▶ [THE TASK] Write out, word for word, every line from the first one through the line that holds "ne = [201, 71, 104, 83]", and nothing else; skip the pictures.

[Rows from a dataset of charts and code]

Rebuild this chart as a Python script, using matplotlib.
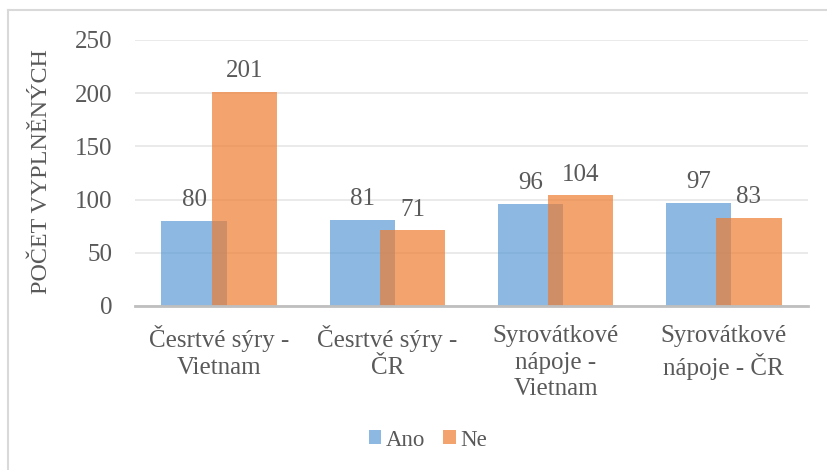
import numpy as np
import matplotlib.pyplot as plt
from matplotlib.lines import Line2D

# Data
kategorie = ['Česrtvé sýry -\nVietnam', 'Česrtvé sýry -\nČR',
             'Syrovátkové\nnápoje -\nVietnam', 'Syrovátkové\nnápoje - ČR']
ano = [80, 81, 96, 97]
ne = [201, 71, 104, 83]

plt.rcParams['font.family'] = 'serif'
plt.rcParams['font.serif'] = ['Liberation Serif', 'DejaVu Serif']
text_col = '#595959'

fig = plt.figure(figsize=(8.28, 4.70), dpi=100)
ax = fig.add_axes([135/828, 1 - 306/470, (808 - 135)/828, (306 - 40)/470])

x = np.arange(len(kategorie))
w = 0.387
off = 0.149
b1 = ax.bar(x - off, ano, w, color='#5B9BD5', alpha=0.7, label='Ano', zorder=2)
b2 = ax.bar(x + off, ne, w, color='#ED7D31', alpha=0.7, label='Ne', zorder=3)

for bars in (b1, b2):
    for r in bars:
        ax.annotate(str(int(r.get_height())),
                    (r.get_x() + r.get_width()/2, r.get_height()),
                    xytext=(0, 7), textcoords='offset points',
                    ha='center', va='bottom', fontsize=18, color=text_col)

ax.set_xlim(-0.5, 3.5)
ax.set_ylim(0, 250)
ax.set_yticks(range(0, 251, 50))
ax.set_xticks(x)
ax.set_xticklabels(kategorie, linespacing=1.25)
ax.tick_params(axis='y', length=0, pad=16, labelsize=18, labelcolor=text_col)
ax.tick_params(axis='x', length=0, pad=14, labelsize=18, labelcolor=text_col)
ax.grid(axis='y', color='#E6E6E6', lw=1.2, zorder=0)
for s in ('top', 'right', 'left'):
    ax.spines[s].set_visible(False)
ax.spines['bottom'].set_color('#BFBFBF')
ax.spines['bottom'].set_linewidth(2)
ax.spines['bottom'].set_zorder(4)

fig.text(42/828, 1 - 172/470, 'POČET VYPLNĚNÝCH', rotation=90,
         ha='center', va='center', fontsize=17.3, color=text_col)

leg = fig.legend(loc='center', bbox_to_anchor=(428/828, 1 - 440/470), ncol=2,
                 frameon=False, fontsize=16.5, handlelength=0.55, handleheight=0.55,
                 handletextpad=0.2, columnspacing=0.8)
for t in leg.get_texts():
    t.set_color(text_col)

# outer frame
fig.add_artist(Line2D([8/828, 8/828], [0, 1 - 10/470], color='#D9D9D9', lw=1.5))
fig.add_artist(Line2D([8/828, 1], [1 - 10/470, 1 - 10/470], color='#D9D9D9', lw=1.5))

fig.savefig('out.png', dpi=100)
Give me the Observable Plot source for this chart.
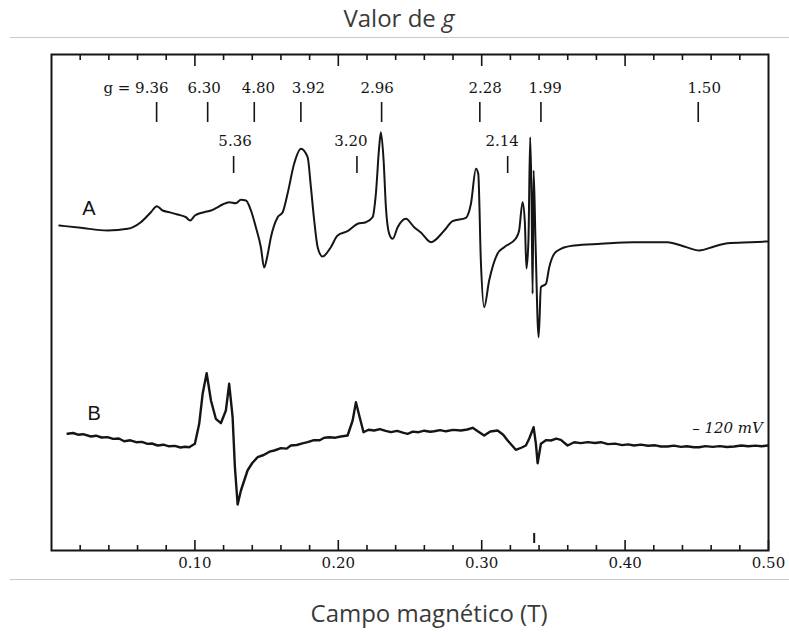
<!DOCTYPE html>
<html>
<head>
<meta charset="utf-8">
<script src="https://cdn.jsdelivr.net/npm/d3@7"></script>
<script src="https://cdn.jsdelivr.net/npm/@observablehq/plot@0.6"></script>
<style>
  html, body { margin: 0; padding: 0; background: #fff; }
  #wrap { position: relative; width: 789px; height: 632px; overflow: hidden; }
  .ttl { position: absolute; font-family: "Open Sans", "Noto Sans", sans-serif; color: #3a3a3a; font-size: 24px; text-align: center; white-space: nowrap; }
  .rule { position: absolute; left: 10px; width: 779px; height: 0; border-top: 1.5px solid #c9c9c9; }
  #chart { position: absolute; left: 0; top: 38px; }
</style>
</head>
<body>
<div id="wrap">
  <div class="ttl" style="left:0; width:798px; top:1px;">Valor de <i>g</i></div>
  <div class="rule" style="top:37px;"></div>
  <div id="chart"></div>
  <div class="rule" style="top:579px;"></div>
  <div class="ttl" style="left:0; width:858px; top:596px;">Campo magnético (T)</div>
</div>
<script>
// ---- Spectrum A (magnetic field in T, signal in arbitrary units) ----
const specA_field = [0.0054,0.0205,0.0391,0.0531,0.0623,0.0693,0.0735,0.0775,0.0821,0.0879,0.0937,0.0967,0.1000,0.1065,0.1112,0.1146,0.1193,0.1239,0.1286,0.1321,0.1356,0.1391,0.1425,0.1460,0.1483,0.1506,0.1530,0.1577,0.1612,0.1646,0.1692,0.1739,0.1786,0.1809,0.1832,0.1856,0.1890,0.1948,0.1995,0.2065,0.2135,0.2192,0.2239,0.2262,0.2285,0.2297,0.2316,0.2332,0.2355,0.2379,0.2414,0.2471,0.2529,0.2576,0.2646,0.2739,0.2797,0.2890,0.2925,0.2960,0.2976,0.2994,0.3017,0.3052,0.3111,0.3157,0.3238,0.3261,0.3285,0.3301,0.3312,0.3326,0.3338,0.3348,0.3355,0.3362,0.3375,0.3397,0.3413,0.3448,0.3471,0.3506,0.3552,0.3645,0.3831,0.4061,0.4296,0.4412,0.4517,0.4621,0.4715,0.4877,0.4996];
const specA_signal = [325,322.7,320,321.7,328.3,338.3,344.3,340,338.3,336,333.3,330,335,338.3,340,342.3,346,348.3,347.3,350.7,350,340,323.3,303.3,283,295,313.3,333.3,338.3,356.7,386.7,401.7,393.3,363.3,330,303.3,294,303.3,315,319.3,326.7,328.3,333.3,356.7,403.3,418.3,390,343.3,316.7,311.7,323.3,331.7,323.3,318,308.3,320,329.3,332.7,346.7,381.7,376.7,290,243.3,270,297,303.3,312,320,348.3,328,282,310,413.3,350,256.7,380,310,213.3,263.3,266.7,283.3,296.7,301.7,305,306.7,308.3,308.3,304,300,304,307.3,308.3,309];

// ---- Spectrum B ----
const specB_field = [0.0112,0.0150,0.0185,0.0220,0.0275,0.0310,0.0350,0.0390,0.0430,0.0470,0.0507,0.0550,0.0590,0.0630,0.0670,0.0700,0.0740,0.0780,0.0820,0.0860,0.0900,0.0930,0.0960,0.1000,0.1030,0.1054,0.1082,0.1112,0.1146,0.1181,0.1216,0.1239,0.1263,0.1279,0.1298,0.1321,0.1367,0.1400,0.1437,0.1480,0.1520,0.1553,0.1600,0.1640,0.1669,0.1710,0.1750,0.1786,0.1830,0.1870,0.1902,0.1940,0.1980,0.2018,0.2065,0.2100,0.2123,0.2146,0.2176,0.2210,0.2250,0.2290,0.2330,0.2367,0.2410,0.2450,0.2483,0.2520,0.2560,0.2600,0.2640,0.2669,0.2710,0.2750,0.2800,0.2855,0.2900,0.2937,0.2970,0.3017,0.3060,0.3111,0.3150,0.3181,0.3238,0.3280,0.3308,0.3331,0.3362,0.3378,0.3390,0.3413,0.3450,0.3483,0.3520,0.3552,0.3599,0.3645,0.3690,0.3740,0.3790,0.3831,0.3880,0.3930,0.3980,0.4020,0.4063,0.4110,0.4160,0.4210,0.4250,0.4296,0.4340,0.4390,0.4430,0.4480,0.4517,0.4560,0.4610,0.4660,0.4710,0.4761,0.4810,0.4860,0.4910,0.4950,0.4994];
const specB_signal = [116.7,117.5,115.8,116.3,114.0,114.8,113.0,113.4,111.6,112.0,109.3,110.2,108.3,108.6,106.6,107.0,105.0,105.8,104.2,104.6,103.0,103.7,103.3,106.7,126.7,156.7,177.3,150,131.7,127.3,140,166.7,133.3,83.3,46,60,80,87.5,93.3,95.5,98.8,100,102.4,101.9,105,105.5,107.2,108.3,110.3,110.2,112.7,113.2,112.8,114,115,130,148.3,135,118.3,120.8,120,121.4,119.6,118.3,119.6,117.8,116.7,118.9,118.3,119.8,118.7,119.3,120.4,119.2,120.6,120,121.0,122.7,119.5,115,119.0,120,115.8,110,100.7,103.0,105,111.7,123.3,106.7,87.3,106.7,110.4,110,111.8,110.7,105,108.3,107.4,108.4,107.5,108.3,106.4,106.9,105.4,106.1,105,105.9,104.8,105.2,104.0,104,104.9,103.6,104.2,103.2,103.3,104.4,103.6,104.4,103.5,104,105.0,104.2,104.9,104.2,105];

// ---- g-value markers ----
const gUpper_label = ["g = 9.36","6.30","4.80","3.92","2.96","2.28","1.99","1.50"];
const gUpper_labelField = [0.0589,0.1065,0.1443,0.1791,0.2271,0.3024,0.3442,0.4552];
const gUpper_tickField = [0.0733,0.1089,0.1414,0.1739,0.2302,0.2987,0.3413,0.4510];
const gLower_label = ["5.36","3.20","2.14"];
const gLower_labelField = [0.1280,0.2088,0.3143];
const gLower_tickField = [0.1270,0.2130,0.3181];

// ---- axis ticks ----
const xMajorTicks = [0.10,0.20,0.30,0.40,0.50];
const xMinorTicks = [0.02,0.04,0.06,0.08,0.12,0.14,0.16,0.18,0.22,0.24,0.26,0.28,0.32,0.34,0.36,0.38,0.42,0.44,0.46,0.48];
const topMajorTicks = [0.10,0.20,0.30,0.40];

// ---- trace labels ----
const traceNames = ["A","B"];
const traceNameField = [0.0261,0.0298];
const traceNameSignal = [342,137];
const refLabel = "– 120 mV";
const dpphMarkField = 0.3366;

const A = specA_field.map((f,i)=>({f, s: specA_signal[i]}));
const B = specB_field.map((f,i)=>({f, s: specB_signal[i]}));
const up = gUpper_label.map((t,i)=>({t, lf: gUpper_labelField[i], tf: gUpper_tickField[i]}));
const lo = gLower_label.map((t,i)=>({t, lf: gLower_labelField[i], tf: gLower_tickField[i]}));
const names = traceNames.map((t,i)=>({t, f: traceNameField[i], s: traceNameSignal[i]}));

const serif = "'DejaVu Serif','Liberation Serif',serif";
const ink = "#151515";
const fmt = d3.format(".2f");

const chart = Plot.plot({
  width: 789,
  height: 541,
  marginLeft: 51,
  marginRight: 21,
  marginTop: 16,
  marginBottom: 29,
  x: {domain: [0, 0.5], axis: null},
  y: {domain: [0, 496], axis: null},
  style: {background: "transparent"},
  marks: [
    // x tick labels
    Plot.text(xMajorTicks, {x: d => d, y: 0, dy: 13, text: d => fmt(d), fontSize: 15, fontFamily: serif, fill: ink}),
    // bottom ticks (pointing inward)
    Plot.ruleX(xMinorTicks, {y1: 0, y2: 5, stroke: ink, strokeWidth: 1.6}),
    Plot.ruleX(xMajorTicks, {y1: 0, y2: 10, stroke: ink, strokeWidth: 1.6}),
    // top ticks
    Plot.ruleX(xMinorTicks, {y1: 496, y2: 490, stroke: ink, strokeWidth: 1.6}),
    Plot.ruleX(topMajorTicks, {y1: 496, y2: 484, stroke: ink, strokeWidth: 1.6}),
    Plot.ruleX([dpphMarkField], {y1: 7, y2: 17, stroke: ink, strokeWidth: 2}),
    Plot.frame({stroke: ink, strokeWidth: 2}),
    // g markers
    Plot.text(up, {x: "lf", y: 462, text: "t", fontSize: 15, fontFamily: serif, fill: ink}),
    Plot.ruleX(up, {x: "tf", y1: 428, y2: 448, stroke: ink, strokeWidth: 1.6}),
    Plot.text(lo, {x: "lf", y: 409, text: "t", fontSize: 15, fontFamily: serif, fill: ink}),
    Plot.ruleX(lo, {x: "tf", y1: 377, y2: 394, stroke: ink, strokeWidth: 1.6}),
    // spectra
    Plot.line(A, {x: "f", y: "s", stroke: ink, strokeWidth: 2, curve: "monotone-x"}),
    Plot.line(B, {x: "f", y: "s", stroke: ink, strokeWidth: 2.4, curve: "linear"}),
    Plot.text(names, {x: "f", y: "s", text: "t", fontSize: 20, fontFamily: "'Liberation Sans',Arial,sans-serif", fill: ink}),
    Plot.text([refLabel], {x: 0.4961, y: 122, text: d => d, textAnchor: "end", fontSize: 15, fontStyle: "italic", fontFamily: serif, fill: ink})
  ]
});
document.getElementById("chart").appendChild(chart);
</script>
</body>
</html>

▶ [RESULT]
Rebuild this chart as a Python script, using matplotlib.
import numpy as np
import matplotlib.pyplot as plt
from matplotlib.lines import Line2D

# Data
kategorie = ['Česrtvé sýry -\nVietnam', 'Česrtvé sýry -\nČR',
             'Syrovátkové\nnápoje -\nVietnam', 'Syrovátkové\nnápoje - ČR']
ano = [80, 81, 96, 97]
ne = [201, 71, 104, 83]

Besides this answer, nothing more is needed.